Updated movie_details

Aaron · Aaron · commit c3f43912bdcf · 2016-11-16T20:37:34.000+11:00
Added a list of movie types
diff --git a/movie_details b/movie_details
@@ -3,51 +3,46 @@ import urllib2
 from bs4 import BeautifulSoup 
 
 # Create a Browser
-b = mechanize.Browser()
+browser = mechanize.Browser()
 
 # Disable loading robots.txt
-b.set_handle_robots(False)
+browser.set_handle_robots(False)
 
-b.addheaders = [('User-agent',
+browser.addheaders = [('User-agent',
                  'Mozilla/4.0 (compatible; MSIE 5.0; Windows 98;)')]
-nm=raw_input("enter title ")
+
+movie_title = raw_input("Enter movie title: ")
+
+movie_types = ['feature', 'tv_movie', 'tv_series', 'tv_episode', 'tv_special', 'mini_series', 'documentary', 'game', 'short', 'video']
+
 # Navigate
-b.open('http://www.imdb.com/search/title')
+browser.open('http://www.imdb.com/search/title')
 
 # Choose a form
-b.select_form(nr=1)
+browser.select_form(nr=1)
 
-b['title'] = nm
-
-b.find_control(type="checkbox",nr=0).get("feature").selected = True
+browser['title'] = movie_title
 
+# Check all the boxes of movie types
+for type in movie_types:
+    browser.find_control(type='checkbox',nr=0).get(type).selected = True
 
 # Submit
-fd   = b.submit()
+fd   = browser.submit()
 soup = BeautifulSoup(fd.read(),'html5lib')
 
-#data= soup.find_all('td',class_="title")
-#for div in data:
-#  links= div.find_all('a')
-#   for a in links:
-#        print a['href'];
-
 
-for div in soup.findAll('td', {'class': 'title'},limit=1):
+# Updated from td tag to h3 tag
+for div in soup.findAll('h3', {'class': 'lister-item-header'}, limit=1):
     a = div.findAll('a')[0]
-    print (a.text.strip(), '=>', a.attrs['href'])

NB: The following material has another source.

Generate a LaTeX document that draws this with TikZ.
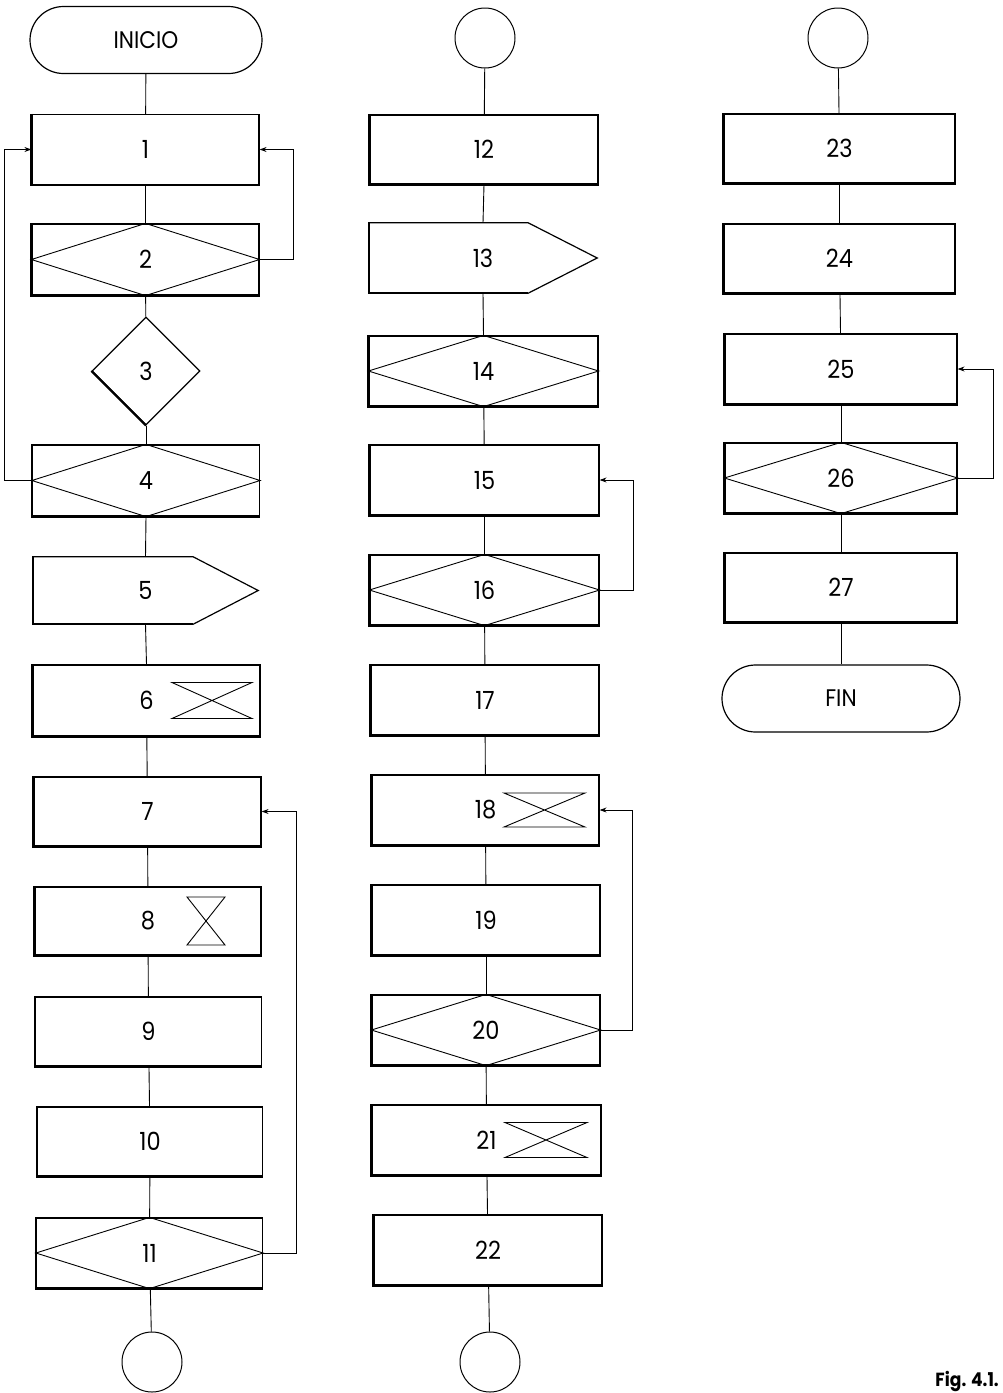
\documentclass[tikz,border=0pt]{standalone}
\usepackage{fontspec}
\setmainfont{Poppins}[FakeStretch=0.9]
\usetikzlibrary{shapes.geometric,shapes.misc,arrows.meta,calc}
\tikzset{
  box/.style={draw, line width=1.2pt, minimum width=227pt, minimum height=70pt, inner sep=0pt, font=\fontsize{25}{30}\selectfont},
  nobox/.style={draw=none, minimum width=227pt, minimum height=70pt, inner sep=0pt, font=\fontsize{25}{30}\selectfont},
  term/.style={draw, line width=1.2pt, rounded rectangle, minimum width=232pt, minimum height=67pt, inner sep=0pt, font=\fontsize{24}{28}\selectfont},
  conn/.style={draw, circle, line width=1pt, minimum size=60pt, inner sep=0pt},
  dec/.style={draw, diamond, line width=1.2pt, minimum width=108pt, minimum height=108pt, inner sep=0pt, font=\fontsize{25}{30}\selectfont},
  link/.style={line width=0.9pt},
  back/.style={line width=0.9pt, -{Stealth[length=7pt,width=5pt]}},
  inner/.style={line width=0.9pt},
  shade/.style={line width=2.2pt},
}
\newcommand{\shadebox}[1]{\draw[shade] (#1.north west) -- (#1.south west) -- (#1.south east);}
\newcommand{\rhomb}[1]{\draw[inner] (#1.west) -- (#1.north) -- (#1.east) -- (#1.south) -- cycle;}
\begin{document}
\begin{tikzpicture}[x=1pt,y=-1pt]
\useasboundingbox (0,0) rectangle (1002,1393);
% ---------- column 1
\node[term] (ini) at (146,40) {INICIO};
\node[box] (b1) at (145.5,149.5) {1};
\node[box, minimum height=71pt] (b2) at (145.5,259.5) {2};
\node[dec] (b3) at (146,371) {3};
\node[box, minimum height=71pt] (b4) at (146,480.5) {4};
\node[nobox, minimum width=225pt, minimum height=67pt] (b5) at (145.5,590.5) {5};
\node[box, minimum height=71pt] (b6) at (146.5,700.5) {6};
\node[box, minimum height=69pt] (b7) at (147.5,811.5) {7};
\node[box, minimum width=226pt, minimum height=68pt] (b8) at (148,921) {8};
\node[box, minimum width=226pt, minimum height=69pt] (b9) at (148.5,1031.5) {9};
\node[box, minimum width=225pt, minimum height=69pt] (b10) at (150,1141.5) {10};
\node[box, minimum width=226pt] (b11) at (149.5,1253) {11};
\node[conn] (c1b) at (152,1362) {};
% decorations column 1
\rhomb{b2}
\rhomb{b4}
\rhomb{b11}
\draw[line width=1.2pt] (b5.north west) -- ($(b5.north east)+(-65,0)$) -- (b5.east) -- ($(b5.south east)+(-65,0)$) -- (b5.south west) -- cycle;
\draw[shade] (b5.north west) -- (b5.south west) -- ($(b5.south east)+(-65,0)$);
\draw[shade] (b3.west) -- (b3.south);
\draw[inner] ($(b6.center)+(25.5,-18)$) -- ($(b6.center)+(105.5,-18)$) -- ($(b6.center)+(25.5,18)$) -- ($(b6.center)+(105.5,18)$) -- cycle;
\draw[inner] ($(b8.center)+(39,-24)$) -- ($(b8.center)+(77,-24)$) -- ($(b8.center)+(39,24)$) -- ($(b8.center)+(77,24)$) -- cycle;
\foreach \n in {b1,b2,b4,b6,b7,b8,b9,b10,b11} {\shadebox{\n}}
% links column 1
\draw[link] (ini) -- (b1);
\draw[link] (b1) -- (b2);
\draw[link] (b2) -- (b3);
\draw[link] (b3) -- (b4);
\draw[link] (b4.south) -- (b5.north);
\draw[link] (b5.south) -- (b6.north);
\draw[link] (b6) -- (b7);
\draw[link] (b7) -- (b8);
\draw[link] (b8) -- (b9);
\draw[link] (b9) -- (b10);
\draw[link] (b10) -- (b11);
\draw[link] (b11) -- (c1b);
\draw[back] (b2.east) -- ++(34,0) |- (b1.east);
\draw[back] (b4.west) -- ++(-27,0) |- (b1.west);
\draw[back] (b11.east) -- ++(33,0) |- (b7.east);
% ---------- column 2
\node[conn] (c2t) at (485,38) {};
\node[box, minimum width=228pt, minimum height=69pt] (b12) at (484,149.5) {12};
\node[nobox, minimum width=228pt] (b13) at (483,258) {13};
\node[box, minimum width=229pt] (b14) at (483.5,371) {14};
\node[box, minimum width=229pt] (b15) at (484.5,480) {15};
\node[box, minimum width=229pt] (b16) at (484.5,590) {16};
\node[box, minimum width=228pt] (b17) at (485,700) {17};
\node[box, minimum width=227pt] (b18) at (485.5,810) {18};
\node[box, minimum width=228pt] (b19) at (486,920) {19};
\node[box, minimum width=228pt] (b20) at (486,1030) {20};
\node[box, minimum width=229pt] (b21) at (486.5,1140) {21};
\node[box, minimum width=228pt] (b22) at (488,1250) {22};
\node[conn] (c2b) at (490,1362) {};
% decorations column 2
\rhomb{b14}
\rhomb{b16}
\rhomb{b20}
\draw[line width=1.2pt] (b13.north west) -- ($(b13.north east)+(-69,0)$) -- (b13.east) -- ($(b13.south east)+(-69,0)$) -- (b13.south west) -- cycle;
\draw[shade] (b13.north west) -- (b13.south west) -- ($(b13.south east)+(-69,0)$);
\draw[inner] ($(b18.center)+(18.5,-17)$) -- ($(b18.center)+(99.5,-17)$) -- ($(b18.center)+(18.5,17)$) -- ($(b18.center)+(99.5,17)$) -- cycle;
\draw[inner] ($(b21.center)+(18.5,-17.5)$) -- ($(b21.center)+(100.5,-17.5)$) -- ($(b21.center)+(18.5,17.5)$) -- ($(b21.center)+(100.5,17.5)$) -- cycle;
\foreach \n in {b12,b14,b15,b16,b17,b18,b19,b20,b21,b22} {\shadebox{\n}}
% links column 2
\draw[link] (c2t) -- (b12);
\draw[link] (b12.south) -- (b13.north);
\draw[link] (b13.south) -- (b14.north);
\draw[link] (b14) -- (b15);
\draw[link] (b15) -- (b16);
\draw[link] (b16) -- (b17);
\draw[link] (b17) -- (b18);
\draw[link] (b18) -- (b19);
\draw[link] (b19) -- (b20);
\draw[link] (b20) -- (b21);
\draw[link] (b21) -- (b22);
\draw[link] (b22) -- (c2b);
\draw[back] (b16.east) -- ++(34,0) |- (b15.east);
\draw[back] (b20.east) -- ++(32,0) |- (b18.east);
% ---------- column 3
\node[conn] (c3t) at (838,38) {};
\node[box, minimum width=231pt, minimum height=69pt] (b23) at (839.5,148.5) {23};
\node[box, minimum width=231pt, minimum height=69pt] (b24) at (839.5,258.5) {24};
\node[box, minimum width=232pt] (b25) at (841,369) {25};
\node[box, minimum width=232pt] (b26) at (841,478) {26};
\node[box, minimum width=232pt, minimum height=69pt] (b27) at (841,587.5) {27};
\node[term, minimum width=238pt] (fin) at (841,698.5) {FIN};
\rhomb{b26}
\foreach \n in {b23,b24,b25,b26,b27} {\shadebox{\n}}
\draw[link] (c3t) -- (b23);
\draw[link] (b23) -- (b24);
\draw[link] (b24) -- (b25);
\draw[link] (b25) -- (b26);
\draw[link] (b26) -- (b27);
\draw[link] (b27) -- (fin);
\draw[back] (b26.east) -- ++(36,0) |- (b25.east);
% caption
\node[anchor=east, inner sep=0pt, font=\bfseries\fontsize{19}{22}\selectfont] (cap) at (999,1381) {Fig. 4.1.};
\end{tikzpicture}
\end{document}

     hht = 'http://www.imdb.com'+a.attrs['href']
     print(hht)
     page  = urllib2.urlopen(hht)
     soup2 = BeautifulSoup(page.read(),'html.parser')
+    find = soup2.find
     
-    print( "title of the movie: ")
-    print(soup2.find(itemprop="name").get_text())
-    print(            "timerun: ")
-    print(soup2.find(itemprop="duration").get_text())
-    print(              "genre: ")
-    print(soup2.find(itemprop="genre").get_text())
-    print("current IMDB rating:")
-    print(soup2.find(itemprop="ratingValue").get_text())
-    print(            "summary:")
-    print(soup2.find(itemprop="description").get_text())
+    print("title of the movie: " + find(itemprop='name').get_text().strip())
+    print("timerun: " + find(itemprop='duration').get_text().strip())
+    print("genre: " + find(itemprop='genre').get_text().strip())
+    print("IMDB rating: " + find(itemprop='ratingValue').get_text().strip())
+    print("summary: " + find(itemprop='description').get_text().strip())